Cette caution est assortie de conditions : Donald Trump ne peut pas violer les lois fédérales ou de l’État de Géorgie ni communiquer avec les coaccusés dans l’affaire, sauf par l’intermédiaire de ses avocats. Il lui a également été demandé de ne pas intimider les témoins ou les coaccusés ni de « faire obstruction à l’administration de la justice » en les menaçant ou en menaçant les 30 autres conspirateurs non inculpés dans l’affaire.

Il reste à voir si l’ancien président respectera ces conditions et quelles seront les conséquences dans le cas contraire. Jeudi après-midi, sur Truth Social, il a écrit qu’il devait prendre la route pour Atlanta afin de se faire arrêter « par une procureure de gauche radicale, Fani Willis ».

Dans une prochaine étape, fixée au 5 septembre prochain, Donald Trump, ou un de ses avocats, devra indiquer s’il entend plaider coupable ou non coupable aux chefs d’accusation retenus contre lui.

Un procès en octobre ?

L’arrivée de Donald Trump à Atlanta a été précédée par plusieurs manœuvres juridiques et politiques. L’ancien président a d’abord changé le chef de son équipe d’avocats. Il a remplacé Drew Findling par Steven Sadow, un vétéran du barreau d’Atlanta qui possède une expertise reconnue dans les affaires où la loi RICO de Géorgie est invoquée.

Comme Findling, Sadow n’est pas proche des cercles républicains. Mais il n’a jamais qualifié le 45président d’« architecte raciste de la frauduleuse Université Trump », comme l’avait fait en 2018 Findling. Ce dernier, qui a représenté plusieurs rappeurs célèbres par le passé, s’était néanmoins dit capable de mettre de côté ses opinions personnelles pour assurer à son client la meilleure des défenses. Il n’aura pas à le prouver.

La procureure Fani Willis a par la suite déposé un document judiciaire réclamant une nouvelle date pour le début du procès. Elle a proposé le 23 octobre prochain plutôt que le 4 mars 2024. Sa manœuvre fait suite à la demande de l’un des coaccusés, Kenneth Chesebro, d’obtenir un procès rapide débutant en novembre prochain.

Donald Trump s’est opposé à l’ouverture du procès en octobre.
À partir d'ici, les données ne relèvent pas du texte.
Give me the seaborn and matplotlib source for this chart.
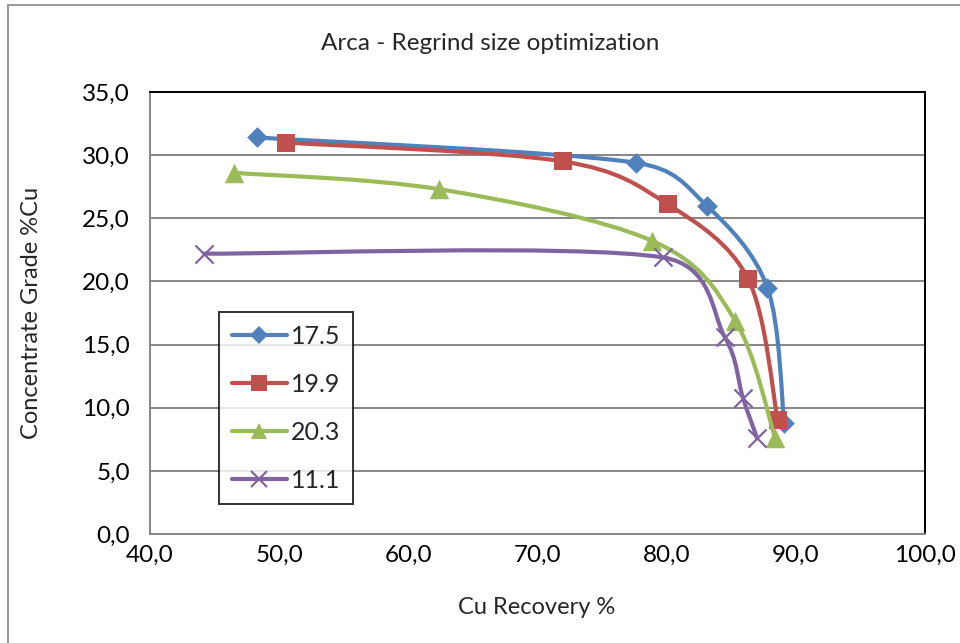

Il a aussi indiqué qu’il chercherait à dissocier sa cause de celle de Chesebro, qui a joué un rôle clé dans la création d’une liste de faux grands électeurs en Géorgie.

Pendant ce temps, à Washington, les républicains de la Chambre des représentants ont lancé une enquête visant Fani Willis. Dans une lettre à la procureure, le président de la commission judiciaire de la Chambre, Jim Jordan, a indiqué qu’il voulait déterminer si elle avait communiqué ou coopéré avec le département de la Justice, ou si elle avait utilisé des fonds fédéraux pour mener à bien son enquête lancée en février 2021.

« Vous n’avez porté plainte que deux ans et demi plus tard, alors que la campagne pour l’investiture républicaine en vue de l’élection présidentielle bat son plein », a écrit le représentant de l’Ohio. « De plus, vous avez demandé que le procès dans cette affaire commence le 4 mars 2024, la veille du Super Mardi et huit jours avant les primaires présidentielles de Géorgie. »

De toute évidence, cette lettre a été envoyée avant le changement de date proposé par Fani Willis. Cette dernière, qui n’a pas réagi à l’ouverture de l’enquête la visant, a déjà déclaré qu’elle n’avait eu aucun contact avec le département de la Justice à ce sujet.